Taiwanese use disguises to return from Vietnam

Taiwanese use disguises to return from Vietnam

TAIPEI - A group of Taiwanese businessmen who escaped from factories in Vietnam returned home safely yesterday and talked about the violent demonstrations that took place there.

According to many returned Taiwanese businessmen, they had to disguise their looks in order to safely leave the factories located within the industrial district.

A businessman surnamed Chen said that on April 13, mobs rushed into various factories in the industrial district, destroying facilities, stealing equipment and beating up people of Chinese ancestry.

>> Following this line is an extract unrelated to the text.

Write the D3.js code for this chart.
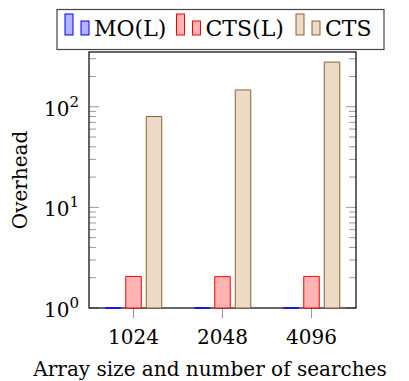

Chen said that by the end of the day, the mob blocked all the roads of the industrial district to stop Chinese people from leaving, and all the vehicles that drove by the area had to go through the mob's inspections.

"When the mob saw Chinese people, they dragged them out of the vehicles," said Chen.

According to Chen, he and other Taiwanese people escaped the district by riding locals' motorcycles after disguising their looks.

A Taiwanese employee in Vietnam surnamed Wang said that the mob dragged two company vehicles out to the roads and set them on fire and the equipment and products within the factory were either destroyed or stolen.

Wang said that many Taiwanese employees and businessmen grabbed only their passports and rushed to Ho Chi Minh City without luggage in order to catch the first flight back to Taiwan.

According to Wang, there are over 10,000 Taiwanese businessmen in Vietnam and it is hard for them to reach the airport. Also, there are not enough seats on the flights returning to Taiwan, said Wang.

Some Taiwanese employees who came back from Vietnam yesterday suspected that some Vietnamese police officers secretly work with the mob, and most of them did not react to the unrest actively.

Airlines to Increase Capacity for Vietnam-bound Flights

China Airlines and EVA Air said that the passenger capacity of the flights traveling between Taipei and Ho Chi Minh City will be increased by 371 seats.

According to China Airlines, the aircraft traveling between Taipei and Ho Chi Minh City will be replaced with larger aircraft in order to carry more passengers back to Taiwan.

China Airlines said that so far the flight schedule of the airline remains normal, but the airline will adjust the schedule if necessary.

EVA Air also said that larger aircraft will also be dispatched to travel between Taipei and Ho Chi Minh City.

The Tourism Bureau said that there are about 748 Taiwanese tourists in Vietnam currently, and there are 2,251 people scheduled to visit Vietnam by the end of May.

Deputy Director-General of the Tourism Bureau Liu Hsi-lin said that the bureau already demanded that travel agencies pay close attention to the situation in Vietnam.